**What you are asked to do**
Only the lines from the start of the data through the line with "const frames = d3.range(1, 124);" belong in the copy. Restate them word for word, minus the pictures.

**Source excerpt**
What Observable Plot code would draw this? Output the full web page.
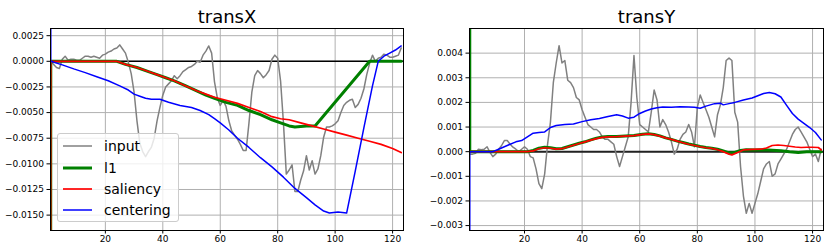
<!DOCTYPE html>
<html><head><meta charset="utf-8">
<script src="https://cdn.jsdelivr.net/npm/d3@7"></script>
<script src="https://cdn.jsdelivr.net/npm/@observablehq/plot@0.6"></script>
<style>
body{margin:0;background:#fff;font-family:"DejaVu Sans",sans-serif;}
#wrap{display:flex;width:831px;height:251px;overflow:hidden;}
.panel{position:relative;}
.legend{position:absolute;left:57px;top:133px;width:120px;height:87px;border:1px solid #cccccc;border-radius:3px;background:rgba(255,255,255,0.8);}
.row{position:absolute;left:0;height:20px;width:120px;}
.row svg{position:absolute;left:5px;top:0;}
.row span{position:absolute;left:46px;top:0;line-height:20px;font-size:14px;color:#000;white-space:nowrap;}
</style>
</head><body>
<div id="wrap"><div class="panel" id="p1"></div><div class="panel" id="p2"></div></div>
<script>
// ---------- data ----------
const titles = ["transX", "transY"];
const seriesNames = ["input", "l1", "saliency", "centering"];
const seriesColors = ["#808080", "#008000", "#ff0000", "#0000ff"];
const seriesWidths = [1.5, 3, 1.7, 1.5];
const xTicks = [20, 40, 60, 80, 100, 120];
const yTicksX = [-0.015, -0.0125, -0.01, -0.0075, -0.005, -0.0025, 0, 0.0025];
const yTicksY = [-0.003, -0.002, -0.001, 0, 0.001, 0.002, 0.003, 0.004];
const frames = d3.range(1, 124);

const transX_input = [0,-0.0003,-0.0006,-0.0007,0.0002,0.0005,0.0001,0.0002,0.0002,0.0001,
 0.0001,0.0003,0.0005,0.0005,0.0004,0.0005,0.0004,0.0003,0.0006,0.0007,
 0.0009,0.0010,0.0012,0.0013,0.0016,0.0012,0.0008,-0.0001,-0.0012,-0.0030,
 -0.0058,-0.0080,-0.0088,-0.0093,-0.0088,-0.0084,-0.0075,-0.0058,-0.0045,-0.0033,
 -0.0025,-0.0022,-0.0019,-0.0014,-0.0017,-0.0014,-0.0010,-0.0008,-0.0006,-0.0005,
 -0.0003,0.0000,-0.0001,0.0006,0.0010,0.0015,0.0008,-0.0020,-0.0036,-0.0043,
 -0.0038,-0.0044,-0.0058,-0.0068,-0.0072,-0.0076,-0.0081,-0.0087,-0.0087,-0.0060,
 -0.0030,-0.0014,-0.0009,-0.0012,-0.0016,-0.0013,-0.0009,0.0002,0.0006,0.0003,
 -0.0019,-0.0060,-0.0110,-0.0106,-0.0101,-0.0127,-0.0127,-0.0116,-0.0107,-0.0092,
 -0.0106,-0.0097,-0.0110,-0.0105,-0.0092,-0.0074,-0.0064,-0.0064,-0.0063,-0.0061,
 -0.0058,-0.0050,-0.0043,-0.0040,-0.0038,-0.0037,-0.0045,-0.0042,-0.0036,-0.0027,
 -0.0013,-0.0002,0.0006,0.0000,0.0003,0.0004,0.0007,0.0006,0.0004,0.0004,
 0.0005,0.0006,0.0013];

const transX_l1 = [[0,-0.5],[1,0],[24,0],[27,-0.0003],[31,-0.0006],[35,-0.0010],[38,-0.0013],
 [41,-0.0016],[44,-0.0019],[48,-0.0024],[52,-0.0029],[55,-0.0033],[58,-0.0036],[62,-0.0040],
 [66,-0.0043],[70,-0.0048],[74,-0.0052],[78,-0.0057],[81,-0.0060],[84,-0.0063],[86,-0.0064],
 [90,-0.0063],[93,-0.0063],[112,0],[123,0]];

const transX_saliency = [[0,-0.5],[1,0],[24,0],[27,-0.0003],[31,-0.0006],[35,-0.0010],[38,-0.0013],
 [41,-0.0016],[44,-0.0019],[48,-0.0024],[52,-0.0029],[55,-0.0032],[58,-0.0035],[62,-0.0038],
 [66,-0.0041],[70,-0.0045],[74,-0.0049],[78,-0.0054],[81,-0.0056],[84,-0.0057],[88,-0.0060],
 [92,-0.0063],[96,-0.0066],[100,-0.0069],[104,-0.0072],[108,-0.0075],[112,-0.0078],
 [116,-0.0081],[120,-0.0085],[123,-0.0089]];

const transX_centering = [[0,0.5],[1,0],[5,-0.00035],[9,-0.00074],[13,-0.0011],[17,-0.0015],
 [21,-0.0019],[25,-0.0024],[28,-0.0028],[30,-0.0032],[32,-0.0034],[34,-0.0036],[36,-0.0037],
 [39,-0.0037],[42,-0.0040],[46,-0.0043],[50,-0.0045],[53,-0.0048],[56,-0.0052],[58,-0.0056],
 [60,-0.0060],[63,-0.0067],[66,-0.0075],[70,-0.0084],[74,-0.0094],[78,-0.0103],[82,-0.0113],
 [86,-0.0124],[90,-0.0133],[93,-0.0140],[96,-0.0146],[98,-0.0148],[101,-0.0147],[104,-0.0148],
 [107,-0.0107],[110,-0.0065],[113,-0.0024],[115,0],[117,0.0005],[119,0.0008],[121,0.0011],[123,0.0015]];

const transY_input = [-0.0001,-0.0001,-0.00007,0.0001,0.00008,0.0001,0.0002,-0.00003,-0.0002,-0.0001,
 0.0001,0.00024,0.00045,0.00045,0.0003,0.00018,0.0001,0.0,0.0001,0.0002,
 0.0001,-0.0002,-0.00025,-0.0007,-0.0013,-0.0015,-0.0009,0.0003,0.0012,0.0028,
 0.0036,0.0043,0.0036,0.0037,0.0029,0.0028,0.0026,0.0022,0.0021,0.0017,
 0.0014,0.0011,0.0010,0.0009,0.0009,0.0008,0.0006,0.0005,0.0005,0.0004,
 0.0003,-0.0002,-0.0006,-0.0002,0.0002,0.0006,0.0020,0.0039,0.0022,0.0011,
 0.0010,0.0009,0.0008,0.0016,0.0025,0.0021,0.0010,0.0013,0.0011,0.0008,
 0.0004,-0.0001,0.0001,0.0005,0.0007,0.0008,0.0011,0.0008,0.0002,0.0018,
 0.0023,0.0020,0.0017,0.0014,0.0010,0.0006,0.0015,0.0019,0.0026,0.0037,
 0.0038,0.0037,0.0016,0.0012,-0.0006,-0.0018,-0.0025,-0.0021,-0.0025,-0.0021,
 -0.0017,-0.0012,-0.0007,-0.0005,-0.0004,-0.0010,-0.0009,-0.0005,-0.0003,-0.0001,
 0.0001,0.0004,0.0007,0.0009,0.0010,0.0008,0.0006,0.0004,0.0001,-0.0002,
 -0.0001,-0.0004,0.0001];

const transY_l1 = [[0,0.5],[1,0],[21,0],[23,0.00005],[25,0.00014],[27,0.00018],[29,0.00016],
 [31,0.00012],[33,0.00013],[35,0.0002],[37,0.00027],[39,0.00034],[41,0.0004],[43,0.00048],
 [45,0.00055],[47,0.0006],[49,0.00062],[52,0.00062],[55,0.00064],[58,0.00066],[61,0.00071],
 [63,0.00073],[65,0.0007],[67,0.00064],[69,0.00056],[71,0.0005],[73,0.00043],[75,0.00037],
 [77,0.00031],[79,0.00026],[81,0.00021],[83,0.00017],[85,0.00014],[87,0.0001],[89,0.00003],
 [91,-0.00005],[93,-0.00003],[95,0.00005],[97,0.00008],[100,0.00007],[103,0.00008],
 [106,0.00006],[109,0.00004],[112,0],[115,-0.00003],[118,0],[121,0],[123,0]];

const transY_saliency = [[1,0],[21,0],[23,0.00003],[25,0.00012],[27,0.00016],[29,0.00014],
 [31,0.0001],[33,0.00012],[35,0.00019],[37,0.00026],[39,0.00033],[41,0.0004],[43,0.00047],
 [45,0.00053],[47,0.00058],[49,0.0006],[52,0.00061],[55,0.00063],[58,0.00065],[61,0.0007],
 [63,0.00072],[65,0.00069],[67,0.00063],[69,0.00056],[71,0.0005],[73,0.00043],[75,0.00036],
 [77,0.0003],[79,0.00025],[81,0.0002],[83,0.00016],[85,0.00013],[87,0.00008],[89,0],
 [91,-0.0001],[92,-0.00013],[94,-0.00003],[96,0.00007],[99,0.00009],[102,0.0001],[104,0.00015],
 [106,0.00025],[108,0.00027],[110,0.00025],[112,0.00022],[114,0.00019],[116,0.00017],
 [118,0.00018],[120,0.00018],[122,0.00017],[123,0.00007]];

const transY_centering = [[0,-0.5],[1,0],[3,0],[5,0],[7,0],[9,0],[11,0.0001],[13,0.0002],
 [15,0.0003],[17,0.0004],[19,0.00045],[21,0.0006],[23,0.00075],[25,0.00078],[27,0.0008],
 [29,0.00098],[31,0.00106],[34,0.0011],[37,0.00112],[40,0.00122],[43,0.0013],[46,0.00135],
 [49,0.00143],[52,0.0015],[54,0.00145],[56,0.00136],[58,0.0014],[60,0.00155],[62,0.00165],
 [64,0.00173],[66,0.00178],[68,0.00181],[71,0.0018],[74,0.00182],[77,0.00181],[79,0.0018],
 [81,0.00176],[83,0.00185],[86,0.00195],[88,0.00197],[89,0.0019],[91,0.00195],[93,0.002],
 [96,0.0021],[99,0.00218],[101,0.00227],[103,0.00236],[105,0.0024],[107,0.00235],[109,0.00222],
 [111,0.00188],[113,0.00155],[115,0.00132],[117,0.00115],[119,0.00098],[121,0.00078],[123,0.00048]];

// ---------- chart ----------
function panel(opts) {
  const inputPairs = frames.map((f, i) => [f, opts.input[i]]);
  const sets = [inputPairs, opts.l1, opts.saliency, opts.centering];
  return Plot.plot({
    width: opts.width, height: 251,
    marginTop: 28, marginBottom: 21, marginLeft: opts.marginLeft, marginRight: opts.marginRight,
    style: {fontFamily: "DejaVu Sans", fontSize: "9px", color: "#000", background: "#fff"},
    x: {domain: [0.9, 123.8]},
    y: {domain: opts.yDomain},
    marks: [
      Plot.gridX(xTicks, {stroke: "#b0b0b0", strokeOpacity: 1, strokeWidth: 1}),
      Plot.gridY(opts.yTicks, {stroke: "#b0b0b0", strokeOpacity: 1, strokeWidth: 1}),
      Plot.ruleY([0], {stroke: opts.zeroColor, strokeWidth: opts.zeroWidth}),
      ...sets.map((s, i) => Plot.line(s, {x: d => d[0], y: d => d[1], stroke: seriesColors[i],
        strokeWidth: seriesWidths[i], clip: true})),
      Plot.frame({stroke: "#000", strokeWidth: 1}),
      Plot.axisX(xTicks, {tickSize: 3.5, tickPadding: 2, label: null, fontSize: 9}),
      Plot.axisY(opts.yTicks, {tickSize: 3.5, tickPadding: 3, label: null, tickFormat: opts.fmt, fontSize: 9}),
      Plot.text([opts.title], {frameAnchor: "top", dy: -6, lineAnchor: "bottom", fontSize: 18, fill: "#000"})
    ]
  });
}

const p1 = panel({title: titles[0], width: 415, marginLeft: 50, marginRight: 12,
  yDomain: [-0.0165, 0.0032], yTicks: yTicksX, fmt: d3.format(".4f"), zeroColor: "#000", zeroWidth: 1.6,
  input: transX_input, l1: transX_l1, saliency: transX_saliency, centering: transX_centering});
const p2 = panel({title: titles[1], width: 416, marginLeft: 54, marginRight: 8,
  yDomain: [-0.0032, 0.0050], yTicks: yTicksY, fmt: d3.format(".3f"), zeroColor: "#222", zeroWidth: 2,
  input: transY_input, l1: transY_l1, saliency: transY_saliency, centering: transY_centering});
document.getElementById("p1").appendChild(p1);
document.getElementById("p2").appendChild(p2);

// legend (left panel)
const leg = document.createElement("div");
leg.className = "legend";
const rowTops = [2, 24, 45, 66];
seriesNames.forEach((n, i) => {
  const r = document.createElement("div");
  r.className = "row";
  r.style.top = rowTops[i] + "px";
  r.innerHTML = `<svg width="30" height="20"><line x1="0" x2="29" y1="10" y2="10" stroke="${seriesColors[i]}" stroke-width="${seriesWidths[i]}"/></svg><span>${n}</span>`;
  leg.appendChild(r);
});
document.getElementById("p1").appendChild(leg);
</script>
</body></html>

**Output**
What Observable Plot code would draw this? Output the full web page.
<!DOCTYPE html>
<html><head><meta charset="utf-8">
<script src="https://cdn.jsdelivr.net/npm/d3@7"></script>
<script src="https://cdn.jsdelivr.net/npm/@observablehq/plot@0.6"></script>
<style>
body{margin:0;background:#fff;font-family:"DejaVu Sans",sans-serif;}
#wrap{display:flex;width:831px;height:251px;overflow:hidden;}
.panel{position:relative;}
.legend{position:absolute;left:57px;top:133px;width:120px;height:87px;border:1px solid #cccccc;border-radius:3px;background:rgba(255,255,255,0.8);}
.row{position:absolute;left:0;height:20px;width:120px;}
.row svg{position:absolute;left:5px;top:0;}
.row span{position:absolute;left:46px;top:0;line-height:20px;font-size:14px;color:#000;white-space:nowrap;}
</style>
</head><body>
<div id="wrap"><div class="panel" id="p1"></div><div class="panel" id="p2"></div></div>
<script>
// ---------- data ----------
const titles = ["transX", "transY"];
const seriesNames = ["input", "l1", "saliency", "centering"];
const seriesColors = ["#808080", "#008000", "#ff0000", "#0000ff"];
const seriesWidths = [1.5, 3, 1.7, 1.5];
const xTicks = [20, 40, 60, 80, 100, 120];
const yTicksX = [-0.015, -0.0125, -0.01, -0.0075, -0.005, -0.0025, 0, 0.0025];
const yTicksY = [-0.003, -0.002, -0.001, 0, 0.001, 0.002, 0.003, 0.004];
const frames = d3.range(1, 124);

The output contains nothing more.